[What is expected]: Return the lines where the word "this" occurs.

[Record list]:

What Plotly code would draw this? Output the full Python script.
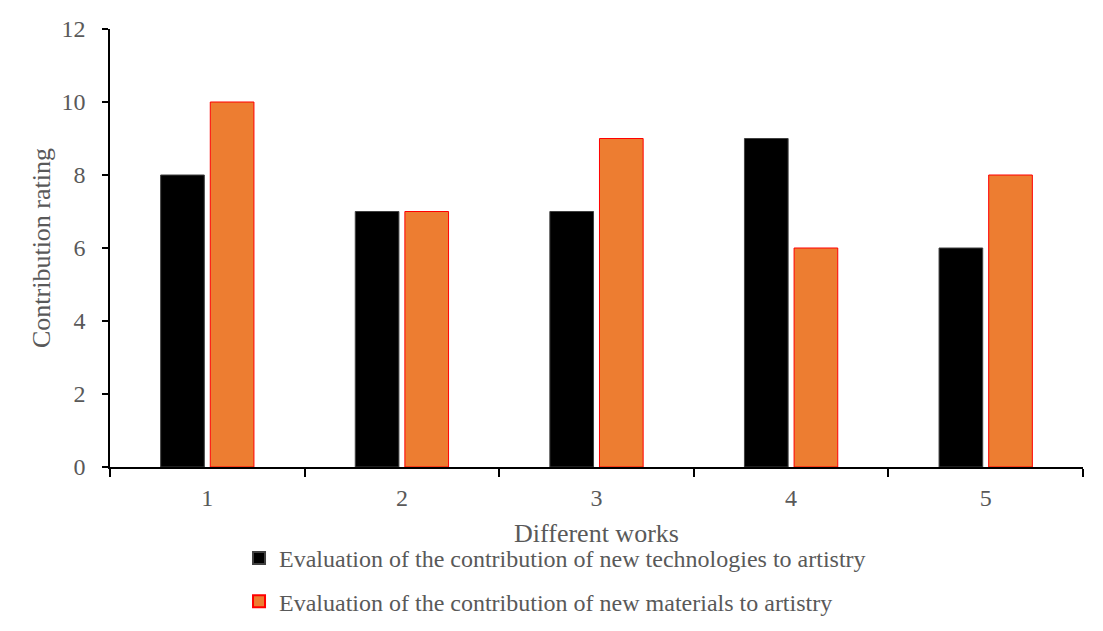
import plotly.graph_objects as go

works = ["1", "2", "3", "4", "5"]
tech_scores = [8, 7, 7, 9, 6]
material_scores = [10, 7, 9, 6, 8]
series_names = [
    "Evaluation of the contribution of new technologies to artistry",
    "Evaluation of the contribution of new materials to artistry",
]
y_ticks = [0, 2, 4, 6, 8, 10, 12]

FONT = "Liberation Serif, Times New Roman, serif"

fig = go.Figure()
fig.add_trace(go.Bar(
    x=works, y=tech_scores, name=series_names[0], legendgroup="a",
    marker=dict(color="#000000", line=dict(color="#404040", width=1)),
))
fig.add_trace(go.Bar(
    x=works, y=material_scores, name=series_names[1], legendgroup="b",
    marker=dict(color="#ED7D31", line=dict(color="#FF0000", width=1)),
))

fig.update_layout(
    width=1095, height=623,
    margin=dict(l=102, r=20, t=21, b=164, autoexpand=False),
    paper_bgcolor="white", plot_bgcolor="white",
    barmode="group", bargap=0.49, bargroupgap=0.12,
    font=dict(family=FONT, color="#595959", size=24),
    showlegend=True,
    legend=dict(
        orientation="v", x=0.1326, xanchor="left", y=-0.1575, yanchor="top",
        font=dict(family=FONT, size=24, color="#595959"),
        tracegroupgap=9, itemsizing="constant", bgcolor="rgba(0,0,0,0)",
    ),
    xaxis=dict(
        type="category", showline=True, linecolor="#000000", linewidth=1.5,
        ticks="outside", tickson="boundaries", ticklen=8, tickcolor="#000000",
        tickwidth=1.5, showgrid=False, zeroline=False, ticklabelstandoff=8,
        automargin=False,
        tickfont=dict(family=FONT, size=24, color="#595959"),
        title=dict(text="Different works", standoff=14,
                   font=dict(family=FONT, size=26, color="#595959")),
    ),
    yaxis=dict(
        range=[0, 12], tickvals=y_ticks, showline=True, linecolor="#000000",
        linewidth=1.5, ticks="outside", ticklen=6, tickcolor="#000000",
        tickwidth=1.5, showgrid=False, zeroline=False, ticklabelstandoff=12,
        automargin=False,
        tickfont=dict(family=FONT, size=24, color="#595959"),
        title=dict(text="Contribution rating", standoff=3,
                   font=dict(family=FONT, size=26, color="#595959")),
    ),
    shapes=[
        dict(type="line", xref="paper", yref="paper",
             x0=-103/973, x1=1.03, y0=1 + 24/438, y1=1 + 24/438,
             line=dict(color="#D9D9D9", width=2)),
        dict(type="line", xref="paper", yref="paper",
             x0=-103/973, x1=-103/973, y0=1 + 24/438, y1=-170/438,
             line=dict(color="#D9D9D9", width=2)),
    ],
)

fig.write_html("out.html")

==

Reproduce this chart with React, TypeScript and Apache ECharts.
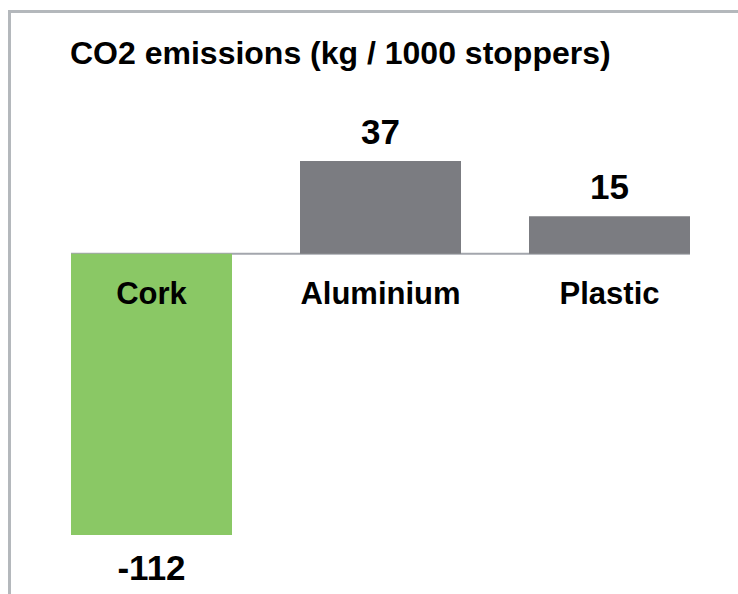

[Response below]:
What Plotly code would draw this? Output the full Python script.
Reproduce this chart with React, TypeScript and Apache ECharts.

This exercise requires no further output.